Sunday, November 01, 2009
Robert Reich -- Clinton labor secretary, not a left-winger by any stretch of the imagination-- says:
While health care reform, if done right, can help American families stay afloat in the economy, the current bills won't offer most Americans any appreciable decline in the cost of their health insurance nor clear improvement in the efficiency or quality of the health care they receive, and those who will benefit won't see the benefits until 2014 at the earliest. All this is partly a result of Obama's sharpest break from Clinton -- whose ambitious health care plan drew immediate fire from Big Pharma, the American Medical Association, and health insurers: The Obama White House bought off the medical-industrial complex by promising it fatter profits, bolstered by tens of millions of new paying customers.

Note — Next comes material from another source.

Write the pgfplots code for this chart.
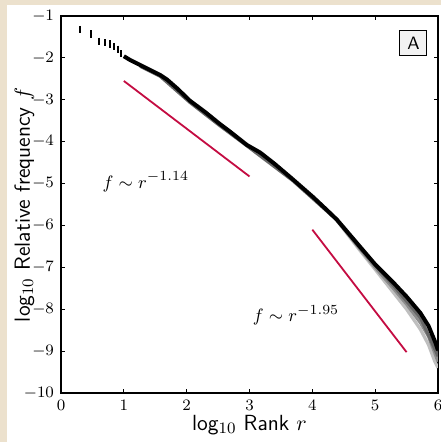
\documentclass[border=0pt]{standalone}
\usepackage{pgfplots}
\pgfplotsset{compat=1.18}

\definecolor{parch}{RGB}{236,225,205}
\definecolor{fitred}{RGB}{196,12,66}

% main rank-frequency curve (log10 r, log10 f)
\pgfplotstableread{
x y
1.00 -1.96
1.10 -2.05
1.26 -2.17
1.42 -2.29
1.58 -2.41
1.69 -2.52
1.85 -2.73
2.05 -3.02
2.30 -3.30
2.53 -3.58
2.69 -3.76
2.96 -4.08
3.17 -4.26
3.40 -4.53
3.69 -4.90
4.01 -5.32
4.23 -5.63
4.39 -5.86
4.76 -6.51
5.00 -6.93
5.30 -7.38
5.50 -7.70
5.72 -8.09
5.85 -8.40
5.96 -8.80
6.00 -8.98
}\maincurve

\begin{document}
\begin{tikzpicture}
\path[use as bounding box] (-30.5bp,-24.5bp) rectangle (190bp,196.5bp);
\fill[parch] (-30.5bp,-24.5bp) rectangle (190bp,196.5bp);
\fill[white] (-27bp,-24.5bp) rectangle (190bp,194bp);
\begin{axis}[
 scale only axis,
 width=188.5bp, height=188.5bp,
 xmin=0, xmax=6, ymin=-10, ymax=-1,
 xtick={0,1,...,6}, ytick={-10,-9,...,-1},
 tick align=inside,
 major tick length=2.2bp,
 axis line style={line width=0.8pt},
 tick style={black, line width=0.5pt},
 tick label style={font=\fontsize{8.5}{10}\selectfont},
 label style={font=\fontsize{11}{13}\selectfont},
 xlabel={\textsf{log}$_{10}$ \textsf{Rank} $r$},
 ylabel={\textsf{log}$_{10}$ \textsf{Relative frequency} $f$},
 xlabel style={at={(axis description cs:0.5,-0.085)}, anchor=center},
 ylabel style={at={(axis description cs:-0.097,0.5)}, anchor=center},
]

% spread of the other samples (grey)
\addplot[black!25, line width=1.6bp] coordinates {
 (4.39,-5.88) (4.76,-6.60) (5.00,-7.05) (5.30,-7.62) (5.50,-8.00)
 (5.72,-8.48) (5.85,-8.85) (5.95,-9.25) (6.00,-9.40)};
\addplot[black!45, line width=1.6bp] coordinates {
 (4.39,-5.87) (4.76,-6.56) (5.00,-7.00) (5.30,-7.52) (5.50,-7.88)
 (5.72,-8.32) (5.85,-8.65) (5.95,-9.05) (6.00,-9.25)};
\addplot[black!60, line width=1.6bp] coordinates {
 (1.26,-2.20) (1.58,-2.44) (2.05,-3.06) (2.53,-3.62) (2.96,-4.10)
 (3.69,-4.93) (4.39,-5.87) (4.76,-6.54) (5.30,-7.45) (5.72,-8.20)
 (5.95,-8.95) (6.00,-9.12)};

% main curve
\addplot[black, line width=2bp] table[x=x, y=y] {\maincurve};

% first ranks as short vertical marks
\addplot[black, only marks, mark=|, mark size=1.8bp, mark options={line width=1bp}] coordinates {
 (0.000,-1.15) (0.301,-1.32) (0.477,-1.43) (0.602,-1.60) (0.699,-1.64)
 (0.778,-1.67) (0.845,-1.73) (0.903,-1.79) (0.954,-1.90)};

% power-law guides
\addplot[fitred, line width=0.9bp] coordinates {(1,-2.55) (3,-4.83)};
\addplot[fitred, line width=0.9bp] coordinates {(4,-6.10) (5.5,-9.025)};

\node[font=\fontsize{9.5}{11}\selectfont] at (axis cs:1.35,-4.96) {$f\sim r^{-1.14}$};
\node[font=\fontsize{9.5}{11}\selectfont] at (axis cs:3.74,-8.14) {$f\sim r^{-1.95}$};

\node[draw=black, fill=black!5, line width=0.5pt, inner sep=0pt,
 minimum width=13.5bp, minimum height=12.5bp,
 font=\sffamily\fontsize{9}{10}\selectfont] at (axis cs:5.61,-1.64) {A};
\end{axis}
\end{tikzpicture}
\end{document}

That and other deals cut with industry -- including promises to Big Pharma that Medicare wouldn't use its bargaining clout to reduce drug prices, to the AMA that doctors wouldn't have to face larger cuts in Medicare reimbursement rates, and to private insurers that the White House wouldn't fight hard for a public insurance option -- are likely to make the resulting reform far more costly than it would be otherwise. These extra costs will be borne by those Americans who will be required to buy insurance but won't qualify for federal assistance, along with Medicare beneficiaries who will be paying more and receiving less. These people may not know they're indirectly paying the costs of buying off these industries, but they'll know they're getting shafted (Republicans will be sure to make them aware, even though the GOP has a much longer record of shafting the middle class for the benefit of big business).